Select Income, Cole Corporate Income Trust to Merge in $3.1B Deal
- Sep 03, 2014
By Barbra Murray, Contributing Editor
The list of 2014’s REIT M&As continues to grow as Select Income REIT announces that it has signed on to acquire Cole Corporate Income Trust Inc. in a $3.1 billion merger.
Select Income will walk away with an 87-property portfolio of net-leased office and industrial assets totaling approximately 18.3 million square feet, spanning 30 states — and 100 percent leased. When all is said and done, excluding a 2.2 million-square-foot medical office building portfolio to be sold to Senior Housing Properties Trust for $539 million, the total merged portfolio will consist of 114 properties encompassing 42.1 million square feet in 35 states plus land in Hawaii, with a total occupancy level of 98 percent.
According to the terms of the agreement, CCIT stockholders will have the option of receiving $10.50 in cash or 0.36 shares of Select Income common stock for each share of CCIT common stock. Select Income plans to rely on proceeds from the simultaneous MOB-portfolio sale, cash on hand and proceeds from its unsecured revolving bank credit facility to fund the acquisition. Over the long term, the REIT will utilize a combination of debt and equity capital to finance the deal.

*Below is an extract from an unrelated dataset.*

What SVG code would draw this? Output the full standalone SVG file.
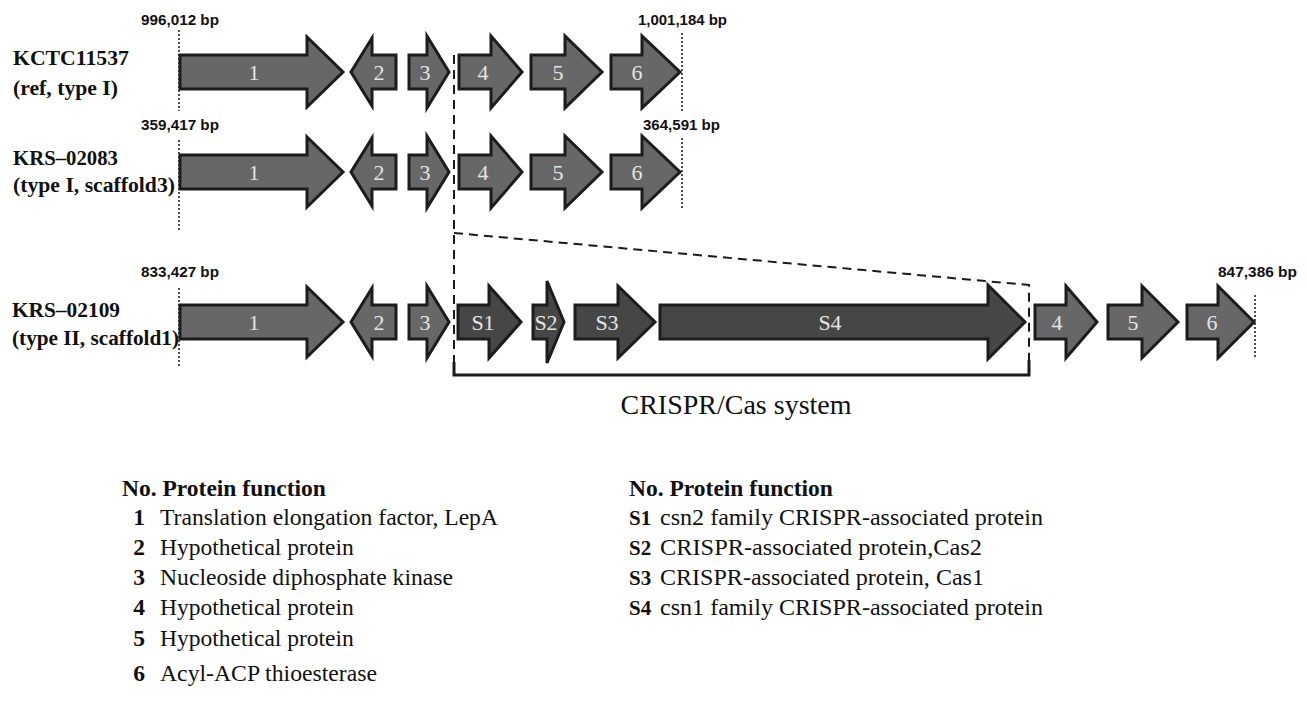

Ultimately, the merger provides an expansion in size and scale, an increase in distributions, desirable embedded growth potential, as well as an increase in tenant and geographic diversification.
“CCIT’s board and (CCIT manager) Cole Capital’s management team thoroughly evaluated options to maximize value for CCIT stockholders, and we believe this transaction with SIR generates significant stockholder value,” Lisa Beeson, executive vice president & COO of American Realty Capital Properties Inc., parent company of Cole Capital, noted in a prepared statement. “Since initiating capital raise in mid-2011 and effectively deploying those funds, we are now providing a full-circle liquidity event for CCIT that generates attractive cumulative returns of up to 30.4 percent for stockholders. Overall, this transaction represents the fourth successful non-listed REIT liquidity event for Cole Capital in the past 18 months.”
The merger is on track to close in early 2015.